I believe there are different data sources. The Canadian survey of voluntary giving and partnerships, which is run by StatsCan every three years, does quote that roughly 85% of Canadians give, and I think that's right. People have said, yes, they gave $5 to the Terry Fox run two weeks ago. The difference is it may not be receipted, and it may be very small. We're now at 23.1% of tax returns claiming a charitable receipt. That's been declining for 20 years; it used to be closer to 30%, so we're down almost a third.
This is people who have tax credits. They're smart enough to keep them and submit them. So we're probably talking about the bigger gifts and the wealthier people. But we need to know which ones we're tracking.
Yes, I can take my wife's donation and put it onto mine, and that explains maybe why it's lower. The median amount, which means half Canadians give more than this and half give less, in those claims is only about $250. So it's an extremely low percentage of the average household income. That $250 is relatively stagnant and not a big amount. So if I'm doing it for two, my wife and I, $250 is fairly petty. It's not a high number and that's our problem. It's not that Canadians don't give. It's that they don't know how much to be giving.
In an Ipsos survey, we asked Canadians if they knew how much they should be giving, and about 75% of Canadians said no.
Do all of you around this room know exactly what you should be giving to meet social norms? The people who know tend to give more. The people who had tithing, who were brought up to know what they should be doing, they give more.
So reason leads us to believe that teaching and defining works. We all have the same tax policy, so it's more than just a tax policy issue. It's a social, cultural, learned, mentored behaviour.

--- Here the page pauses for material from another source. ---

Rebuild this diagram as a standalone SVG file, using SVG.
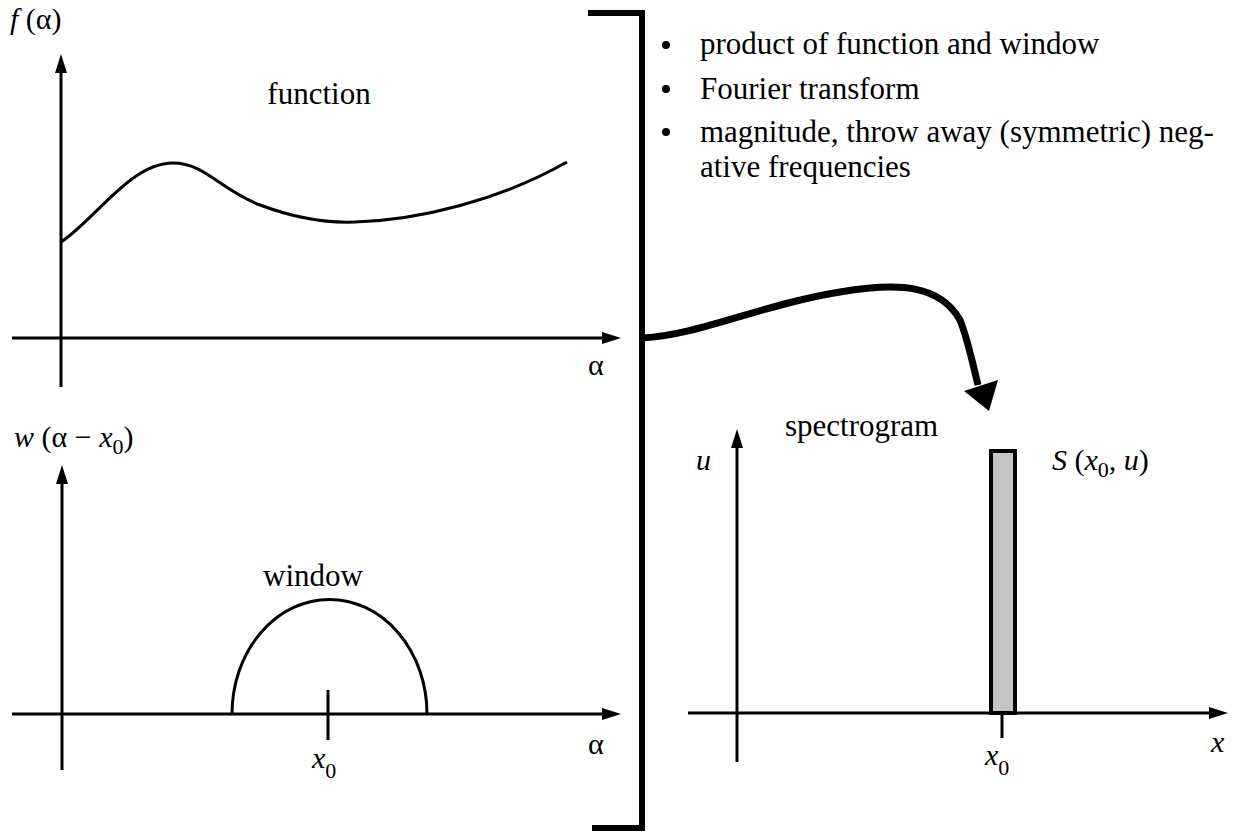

The same thing happened with recycling. Only 25 years ago, if you recycled, you were on the fringe and you were abnormal. In one generation if you don't recycle, there's peer pressure and you're a pariah. It was a multifaceted approach—teaching kids, peer pressure, and all these things made a fundamental change. It was the same with seat belts, drinking and driving, smoking. It takes time and it takes a multifaceted approach. That's what we're suggesting as a solution.